According to Apoorva Kumar, Senior Vice President of Logistics, Jumia, in his words, “At the beginning of our journey, 10 years ago, logistics infrastructure was one of the most challenging aspects of our operating environment. This challenge was a catalyst for us to build an unparalleled logistics platform in Africa offering our sellers and consumers reliable, convenient and cost-effective delivery services.

“Today, we are helping other businesses overcome these infrastructure challenges by giving them access to our logistics platform. We are delighted and humbled by the opportunity to partner with UPS, a global logistics leader, to offer the last mile solutions in Africa. We view this as a validation of the strength of our logistics platform as well as an incentive to double down on our efforts to further enhance our services and build a world-class logistics business in Africa,”
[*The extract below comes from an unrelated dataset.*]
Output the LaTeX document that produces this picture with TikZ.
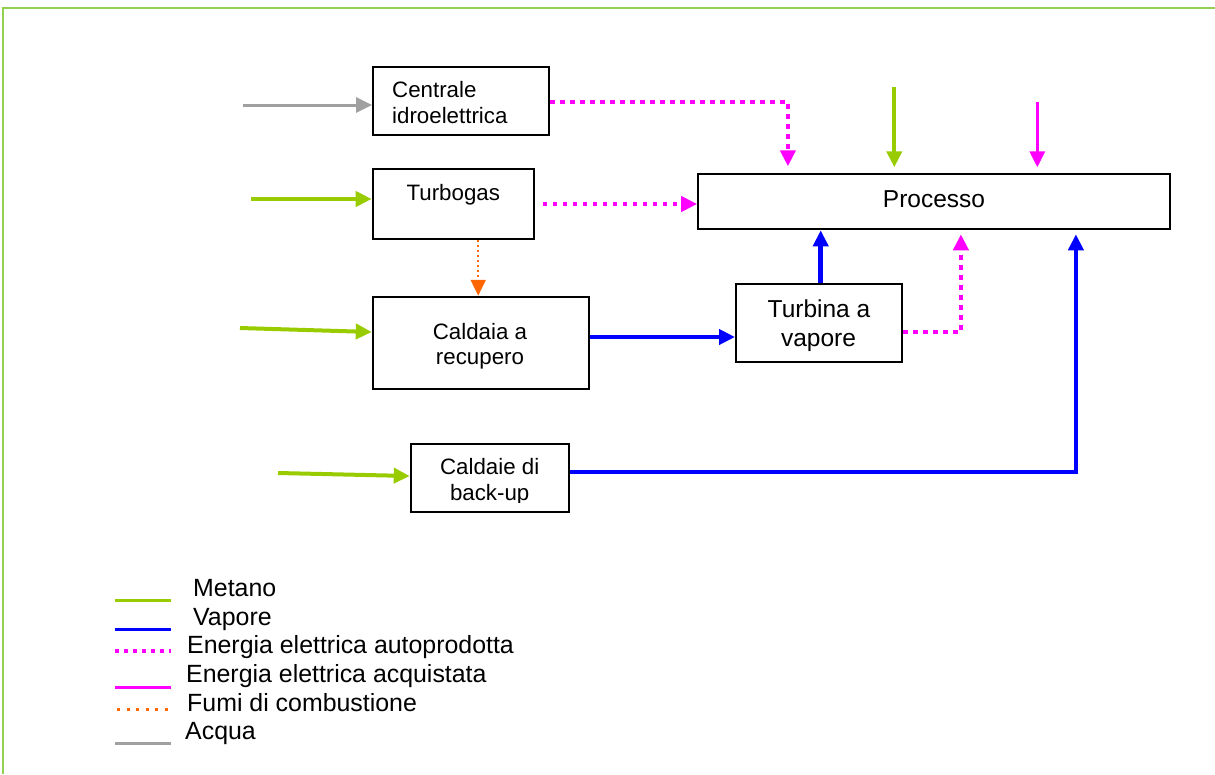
\documentclass[tikz,border=0pt]{standalone}
\usepackage{fontspec}
\setmainfont{Liberation Sans}
\usetikzlibrary{arrows.meta,calc}
\definecolor{metano}{HTML}{99CC00}
\definecolor{vapore}{HTML}{0000FF}
\definecolor{elettr}{HTML}{FF00FF}
\definecolor{fumi}{HTML}{FF6600}
\definecolor{acqua}{HTML}{A0A0A0}
\definecolor{cornice}{HTML}{92D050}
\tikzset{
  box/.style={draw=black, line width=2pt, minimum width=#1, inner sep=0pt},
  txtS/.style={font=\fontsize{22.3}{25}\selectfont, inner sep=0pt},
  txtL/.style={font=\fontsize{24.5}{28}\selectfont, inner sep=0pt},
  txtG/.style={font=\fontsize{24.9}{28}\selectfont, inner sep=0pt},
  tip/.style={-{Triangle[length=16pt 0 0,width=15pt 0 0]}},
  flussometano/.style={metano, line width=4pt, tip},
  flussovapore/.style={vapore, line width=4.5pt, tip},
  flussoauto/.style={elettr, line width=4.5pt, dash pattern=on 4.5pt off 5.5pt, tip},
  flussoacq/.style={elettr, line width=3pt, tip},
  flussofumi/.style={fumi, line width=2pt, dash pattern=on 2pt off 3pt, tip},
  flussoacqua/.style={acqua, line width=3pt, tip},
}
\begin{document}
\begin{tikzpicture}[x=1pt,y=-1pt]
\useasboundingbox (0,0) rectangle (1215,774);
% frame
\draw[cornice, line width=2pt] (2.5,774) -- (2.5,7.5) -- (1215,7.5);

% boxes
\node[box=176pt, minimum height=68pt] (ce) at (461,101) {};
\node[box=161pt, minimum height=70pt] (tg) at (453.2,204) {};
\node[box=216.5pt, minimum height=92.5pt] (cr) at (481,343) {};
\node[box=158.5pt, minimum height=67.5pt] (cb) at (490,478) {};
\node[box=472pt, minimum height=55pt] (pr) at (934.2,201.8) {};
\node[box=166pt, minimum height=78pt] (tv) at (819,323) {};

% box texts
\node[txtS, anchor=base west] (ceT1) at (392,97.7) {Centrale};
\node[txtS, anchor=base west] (ceT2) at (392,123.3) {idroelettrica};
\node[txtS, anchor=base] (tgT) at (453.3,200) {Turbogas};
\node[txtS, anchor=base] (crT1) at (480,339.3) {Caldaia a};
\node[txtS, anchor=base] (crT2) at (480,364) {recupero};
\node[txtS, anchor=base] (cbT1) at (489.7,474.3) {Caldaie di};
\begin{scope}
\clip (400,480) rectangle (580,502);
\node[txtS, anchor=base] (cbT2) at (489.7,500) {back-up};
\end{scope}
\node[txtL, anchor=base] (prT) at (934,207.7) {Processo};
\node[txtL, anchor=base] (tvT1) at (819,317.3) {Turbina a};
\node[txtL, anchor=base] (tvT2) at (818.5,346) {vapore};

% inputs
\coordinate (acquaIn) at (243,105);
\draw[flussoacqua] (acquaIn) -- (acquaIn -| ce.west);
\coordinate (metIn1) at (251,199);
\draw[flussometano] (metIn1) -- (metIn1 -| tg.west);
\coordinate (metIn2) at (240,328);
\draw[flussometano] (metIn2) -- ($(cr.west)+(0,-11)$);
\coordinate (metIn3) at (278,473);
\draw[flussometano] (metIn3) -- ($(cb.west)+(0,-2)$);
\coordinate (metIn4) at (894.3,87);
\draw[flussometano] (metIn4) -- ($(metIn4 |- pr.north)+(0,-6)$);
\coordinate (eleIn) at (1037.3,102);
\draw[flussoacq] (eleIn) -- ($(eleIn |- pr.north)+(0,-6)$);

% internal flows
\draw[flussofumi] ($(tg.south)+(25,0)$) coordinate (f1) -- (f1 |- cr.north);
\draw[flussoauto] ($(ce.east)+(0,1)$) -| ($(pr.north west)+(90.7,-7)$);
\draw[flussoauto] ($(tg.east)+(8,0)$) coordinate (a2) -- (a2 -| pr.west);
\draw[flussovapore] ($(tv.north)+(1.7,0)$) coordinate (v1) -- (v1 |- pr.south);
\draw[flussoauto] ($(tv.east)+(0,9)$) -| ($(pr.south west)+(263.7,4)$);
\draw[flussovapore] ($(cb.east)+(0,-6)$) -| ($(pr.south west)+(378.7,4)$);
\draw[flussovapore] ($(cr.east)+(0,-6)$) coordinate (v3) -- (v3 -| tv.west);

% legend
\draw[metano, line width=3pt] (115,600) -- (171,600);
\draw[vapore, line width=3pt] (115,629) -- (171,629);
\draw[elettr, line width=3.5pt, dash pattern=on 3.5pt off 5.5pt] (115,651) -- (171,651);
\draw[elettr, line width=3pt] (115,687) -- (171,687);
\draw[fumi, line width=3pt, dash pattern=on 3pt off 6.5pt] (117,709) -- (171,709);
\draw[acqua, line width=3pt] (115,743) -- (171,743);
\node[txtG, anchor=base west] (lg1) at (193,596) {Metano};
\node[txtG, anchor=base west] (lg2) at (193,625) {Vapore};
\node[txtG, anchor=base west] (lg3) at (187,653) {Energia elettrica autoprodotta};
\node[txtG, anchor=base west] (lg4) at (186,682) {Energia elettrica acquistata};
\node[txtG, anchor=base west] (lg5) at (187,711) {Fumi di combustione};
\node[txtG, anchor=base west] (lg6) at (185,739) {Acqua};
\end{tikzpicture}
\end{document}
This partnership will be of great benefit to businesses in Africa, most especially the small and medium-sized businesses because it will offer them the channel to quickly and effectively connect to new customers around the world through the UPS global network. According to statistics small and medium-scale businesses which are believed to be the backbone of the African economy make up 90 percent of businesses on the African continent, which require delivery, and logistics services to deliver value, grow and break even. With this new partnership, their business will definitely experience a turnaround.
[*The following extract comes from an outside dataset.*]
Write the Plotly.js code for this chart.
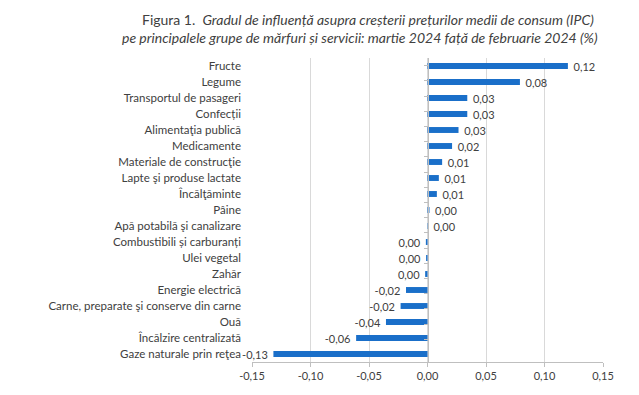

This partnership is no doubt a significant step for Jumia in Africa, as the market is projected to reach $180 billion in trade by 2025. The partnership has already started paying off already. According to reliable sources, the American depository receipts of Jumia jumped to 30% on the New York Stock Exchange, which saw Jumia rise from $934.6 million to $1.2 million. There’s still a lot to explore in the African e-commerce market, as e-commerce on the continent is still about five percent of the total retail.